Despite the Mayor’s claims that his list would improve the conditions Londoners live in, his office has been unable to provide on the record confirmation that the data provided by partner councils will include details of landlords prosecuted by the fire brigade or that the LFB’s own pan-London data will be included in the database.
Without such data, prospective renters won’t know which landlords have previously endangered the lives of their tenants.
Commenting on the apparent absence of information about fire related prosecutions, Liberal Democrat London Assembly member Caroline Pidgeon said: “While the proposed online database to name and shame criminal landlords and letting agents who exploit their tenants is a great idea it seems the Mayor’s office are missing a huge trick if the database does not include landlords convicted of fire safety offences.

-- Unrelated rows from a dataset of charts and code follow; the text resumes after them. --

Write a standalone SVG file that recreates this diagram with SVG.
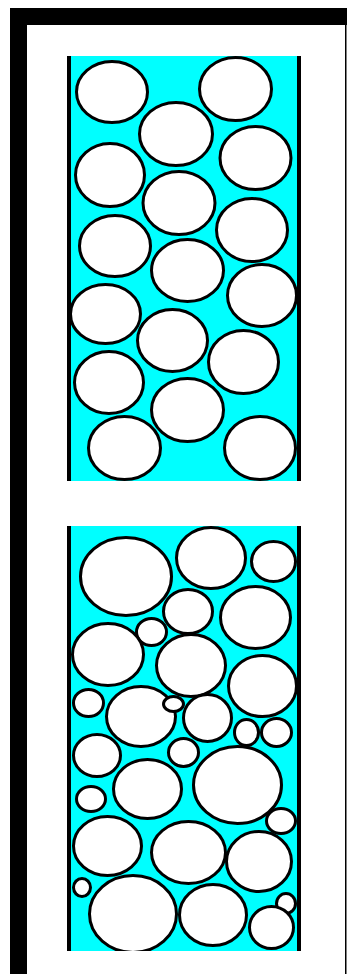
<svg xmlns="http://www.w3.org/2000/svg" width="347" height="974" viewBox="0 0 347 974">
<style>
.b{fill:#fff;stroke:#000;stroke-width:3}
.wall{fill:#000}
.liq{fill:#00ffff}
</style>
<defs>
<clipPath id="cp1"><rect x="71" y="56" width="226" height="425"/></clipPath>
<clipPath id="cp2"><rect x="71" y="526" width="226" height="425"/></clipPath>
</defs>
<rect width="347" height="974" fill="#fff"/>
<g id="frame">
<rect class="wall" x="10" y="8" width="17" height="966"/>
<rect class="wall" x="10" y="8" width="337" height="17"/>
<rect class="wall" x="345" y="8" width="1.5" height="966"/>
</g>
<g id="panel-top">
<rect class="liq" x="71" y="56" width="226" height="425"/>
<g clip-path="url(#cp1)">
<ellipse class="b" cx="112" cy="92" rx="35.5" ry="30.5"/>
<ellipse class="b" cx="235.5" cy="89" rx="36" ry="31.5"/>
<ellipse class="b" cx="176" cy="134" rx="36.5" ry="31.5"/>
<ellipse class="b" cx="255.5" cy="158" rx="35.5" ry="31.5"/>
<ellipse class="b" cx="110" cy="175" rx="34.5" ry="31.5"/>
<ellipse class="b" cx="179" cy="203" rx="36" ry="31.5"/>
<ellipse class="b" cx="252" cy="230" rx="35.5" ry="31.5"/>
<ellipse class="b" cx="115" cy="246" rx="35.5" ry="30.5"/>
<ellipse class="b" cx="187.5" cy="270.5" rx="36" ry="31"/>
<ellipse class="b" cx="262" cy="295.5" rx="34.5" ry="31"/>
<ellipse class="b" cx="105.5" cy="314" rx="35" ry="29.5"/>
<ellipse class="b" cx="172.5" cy="340.5" rx="35" ry="31"/>
<ellipse class="b" cx="243.5" cy="362" rx="35" ry="31.5"/>
<ellipse class="b" cx="109" cy="382.5" rx="34.5" ry="31"/>
<ellipse class="b" cx="187.5" cy="410" rx="36" ry="31.5"/>
<ellipse class="b" cx="124.5" cy="448" rx="36" ry="31.5"/>
<ellipse class="b" cx="260" cy="448" rx="35.5" ry="31.5"/>
</g>
<rect class="wall" x="67" y="56" width="4" height="425"/>
<rect class="wall" x="297" y="56" width="4" height="425"/>
</g>
<g id="panel-bottom">
<rect class="liq" x="71" y="526" width="226" height="425"/>
<g clip-path="url(#cp2)">
<ellipse class="b" cx="126" cy="576.5" rx="45.5" ry="39"/>
<ellipse class="b" cx="211" cy="558" rx="34.5" ry="30.5"/>
<ellipse class="b" cx="273.5" cy="561.5" rx="22" ry="20"/>
<ellipse class="b" cx="188" cy="611.5" rx="24.5" ry="22"/>
<ellipse class="b" cx="255.5" cy="617.5" rx="35" ry="31"/>
<ellipse class="b" cx="151.5" cy="632" rx="15" ry="13.5"/>
<ellipse class="b" cx="108" cy="654.5" rx="35.5" ry="31"/>
<ellipse class="b" cx="191" cy="665.5" rx="34.5" ry="31"/>
<ellipse class="b" cx="262.5" cy="686" rx="34" ry="30.5"/>
<ellipse class="b" cx="88.5" cy="703" rx="15" ry="13.5"/>
<ellipse class="b" cx="141" cy="716.5" rx="34.5" ry="30"/>
<ellipse class="b" cx="173.5" cy="704" rx="10" ry="7.5"/>
<ellipse class="b" cx="207.5" cy="718" rx="24" ry="23.5"/>
<ellipse class="b" cx="246.5" cy="732.5" rx="12" ry="13"/>
<ellipse class="b" cx="276.5" cy="732.5" rx="15" ry="14"/>
<ellipse class="b" cx="97" cy="755.5" rx="23.5" ry="21"/>
<ellipse class="b" cx="183.5" cy="752.5" rx="15" ry="14"/>
<ellipse class="b" cx="237.5" cy="785" rx="44" ry="38.5"/>
<ellipse class="b" cx="91" cy="799" rx="14.5" ry="12.5"/>
<ellipse class="b" cx="147.5" cy="789" rx="34" ry="29.5"/>
<ellipse class="b" cx="107.5" cy="846" rx="34" ry="29.5"/>
<ellipse class="b" cx="188.5" cy="852.5" rx="37" ry="31"/>
<ellipse class="b" cx="281" cy="821" rx="14.5" ry="12.5"/>
<ellipse class="b" cx="259" cy="861.5" rx="32.5" ry="30"/>
<ellipse class="b" cx="82" cy="887.5" rx="8.5" ry="9"/>
<ellipse class="b" cx="133" cy="914" rx="43.5" ry="38.5"/>
<ellipse class="b" cx="213" cy="915" rx="33.5" ry="30.5"/>
<ellipse class="b" cx="286" cy="903.5" rx="9.5" ry="10"/>
<ellipse class="b" cx="271.5" cy="927.5" rx="22" ry="21"/>
</g>
<rect class="wall" x="67" y="526" width="4" height="425"/>
<rect class="wall" x="297" y="526" width="4" height="425"/>
</g>
</svg>
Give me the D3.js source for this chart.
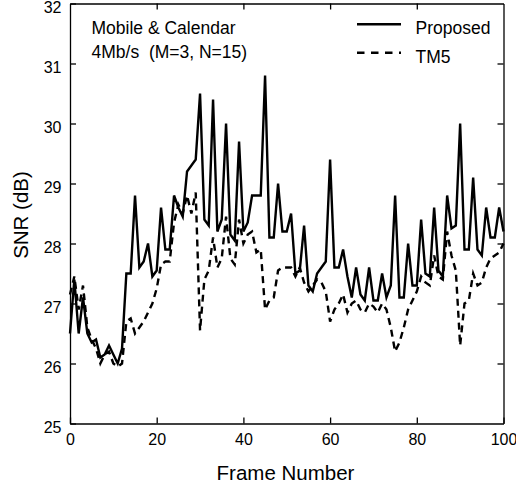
<!DOCTYPE html>
<html>
<head>
<meta charset="utf-8">
<script src="https://cdn.jsdelivr.net/npm/d3@7/dist/d3.min.js"></script>
<style>
  html, body { margin: 0; padding: 0; background: #fff; }
  svg { display: block; }
  text { font-family: "Liberation Sans", Arial, Helvetica, sans-serif; fill: #000; }
</style>
</head>
<body>
<svg id="chart" width="516" height="488"></svg>
<script>
// ---- data ----
const proposed = [
  26.5, 27.4, 26.5, 27.1, 26.5, 26.35, 26.4, 26.1, 26.15, 26.3,
  26.15, 26.0, 26.25, 27.5, 27.5, 28.8, 27.6, 27.7, 28.0, 27.45,
  27.55, 28.6, 27.9, 27.9, 28.8, 28.6, 28.45, 29.2, 29.3, 29.4,
  30.5, 28.4, 28.3, 30.4, 28.2, 28.4, 30.0, 28.15, 28.05, 29.7,
  28.2, 28.35, 28.8, 28.8, 28.8, 30.8, 28.1, 28.1, 29.0, 28.2,
  28.2, 28.5, 27.5, 27.55, 28.3, 27.3, 27.2, 27.5, 27.6, 27.7,
  29.4, 27.6, 27.6, 27.9, 27.45, 27.1, 27.6, 27.15, 27.05, 27.6,
  27.05, 27.05, 27.5, 27.1, 27.3, 28.8, 27.1, 27.1, 28.0, 27.3,
  27.3, 28.4, 27.5, 27.45, 28.6, 27.55, 27.45, 28.8, 28.25, 28.3,
  30.0, 27.9, 27.9, 29.1, 27.9, 27.8, 28.6, 28.1, 28.1, 28.6, 28.2
];
const tm5 = [
  27.15, 27.45, 26.9, 27.3, 26.6, 26.4, 26.25, 26.0, 26.15, 26.2,
  26.0, 25.95, 26.0, 26.7, 26.75, 26.5, 26.6, 26.7, 26.85, 27.0,
  27.25, 27.65, 27.7, 27.7, 28.35, 28.65, 28.5, 28.8, 28.5, 28.85,
  26.55, 27.4, 27.55, 28.1, 27.6, 27.75, 28.45, 27.75, 27.65, 28.4,
  28.0, 28.15, 28.2, 27.85, 27.9, 26.9, 27.05, 27.1, 27.55, 27.6,
  27.6, 27.6, 27.45, 27.6, 27.35, 27.2, 27.3, 27.4, 27.35, 27.2,
  26.7, 26.9, 27.0, 27.15, 26.85, 27.0, 27.05, 26.9, 26.85, 27.0,
  26.95, 26.85, 27.0, 26.9, 26.6, 26.2, 26.35, 26.6, 26.9, 27.05,
  27.2, 27.45, 27.35, 27.3, 27.8, 27.45, 27.4, 28.2, 27.8, 27.55,
  26.3, 27.0, 27.05, 27.5, 27.3, 27.35, 27.6, 27.75, 27.8, 27.85, 28.0
];
const xTicks = [0, 20, 40, 60, 80, 100];
const yTicks = [25, 26, 27, 28, 29, 30, 31, 32];
const seriesNames = ["Proposed", "TM5"];
const annotation = ["Mobile & Calendar", "4Mb/s  (M=3, N=15)"];
const xLabel = "Frame Number";
const yLabel = "SNR (dB)";

// ---- layout ----
const svg = d3.select("#chart");
const L = 70, R = 503.5, T = 3.5, B = 423.5;
const x = d3.scaleLinear().domain([0, 100]).range([L, R]);
const y = d3.scaleLinear().domain([25, 32]).range([B, T]);
const fmt = d3.format("d");

const axStroke = 1.3;
function styleAxis(g) {
  g.selectAll("path.domain").attr("stroke", "#000").attr("stroke-width", axStroke);
  g.selectAll(".tick line").attr("stroke", "#000").attr("stroke-width", axStroke);
}

// bottom axis
const gB = svg.append("g").attr("transform", `translate(0,${B})`)
  .call(d3.axisBottom(x).tickValues(xTicks).tickFormat(fmt).tickSizeInner(-6).tickSizeOuter(0).tickPadding(10));
gB.selectAll("text").attr("font-size", 16).style("font-family", "Liberation Sans, Arial, sans-serif");
styleAxis(gB);
// left axis
const gL = svg.append("g").attr("transform", `translate(${L},0)`)
  .call(d3.axisLeft(y).tickValues(yTicks).tickFormat(fmt).tickSizeInner(-6).tickSizeOuter(0).tickPadding(8.5));
gL.selectAll("text").attr("font-size", 16).attr("dy", "0.55em").style("font-family", "Liberation Sans, Arial, sans-serif");
styleAxis(gL);
// top axis
const gT = svg.append("g").attr("transform", `translate(0,${T})`)
  .call(d3.axisTop(x).tickValues(xTicks.slice(1, -1)).tickSizeInner(-6).tickSizeOuter(0).tickFormat(""));
styleAxis(gT);
// right axis
const gR = svg.append("g").attr("transform", `translate(${R},0)`)
  .call(d3.axisRight(y).tickValues(yTicks.slice(1, -1)).tickSizeInner(-6).tickSizeOuter(0).tickFormat(""));
styleAxis(gR);
svg.selectAll(".tick text").attr("fill", "#000");

// lines
const line = d3.line().x((d, i) => x(i)).y(d => y(d));
svg.append("path").datum(tm5).attr("d", line)
  .attr("fill", "none").attr("stroke", "#000").attr("stroke-width", 2.4)
  .attr("stroke-dasharray", "7,5");
svg.append("path").datum(proposed).attr("d", line)
  .attr("fill", "none").attr("stroke", "#000").attr("stroke-width", 2.4);

// annotation
svg.append("text").attr("x", 91.5).attr("y", 34.3).attr("font-size", 17.5).text(annotation[0]);
svg.append("text").attr("x", 91.5).attr("y", 58).attr("font-size", 17.5)
  .style("white-space", "pre").attr("xml:space", "preserve").text(annotation[1]);

// legend
svg.append("line").attr("x1", 357).attr("x2", 401).attr("y1", 24.3).attr("y2", 24.3)
  .attr("stroke", "#000").attr("stroke-width", 2.4);
svg.append("text").attr("x", 415.5).attr("y", 34.3).attr("font-size", 17.5).text(seriesNames[0]);
svg.append("line").attr("x1", 357).attr("x2", 401).attr("y1", 52.7).attr("y2", 52.7)
  .attr("stroke", "#000").attr("stroke-width", 2.4).attr("stroke-dasharray", "7.5,6.5");
svg.append("text").attr("x", 415.5).attr("y", 63.3).attr("font-size", 17.5).text(seriesNames[1]);

// axis titles
svg.append("text").attr("x", 285.5).attr("y", 480).attr("text-anchor", "middle")
  .attr("font-size", 20.5).text(xLabel);
svg.append("text").attr("transform", "translate(28,215) rotate(-90)")
  .attr("text-anchor", "middle").attr("font-size", 20.5).text(yLabel);
</script>
</body>
</html>
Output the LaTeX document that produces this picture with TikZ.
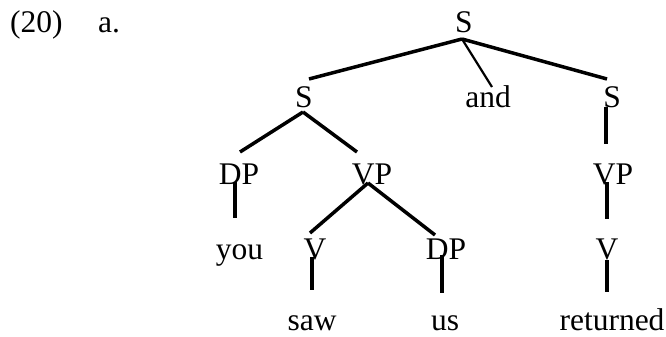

“A joined up approach is desperately needed to ensure that landlords who break fire safety legislation are properly covered on the database.
“If the Mayor is really serious about tackling all rogue landlords it is vital that City Hall gets its act together on this issue.”
Update: On Thursday, almost 24 hours after they were first asked to provide an on the record comment, a spokesperson for the Mayor said: “The initial scheme launching in the autumn with six boroughs is a starting point for the database and will not initially include London Fire Brigade prosecutions.
“Once the database has been rolled out we will identify if further information is needed and may look to include fire brigade prosecutions when it is in operation across London early next year.”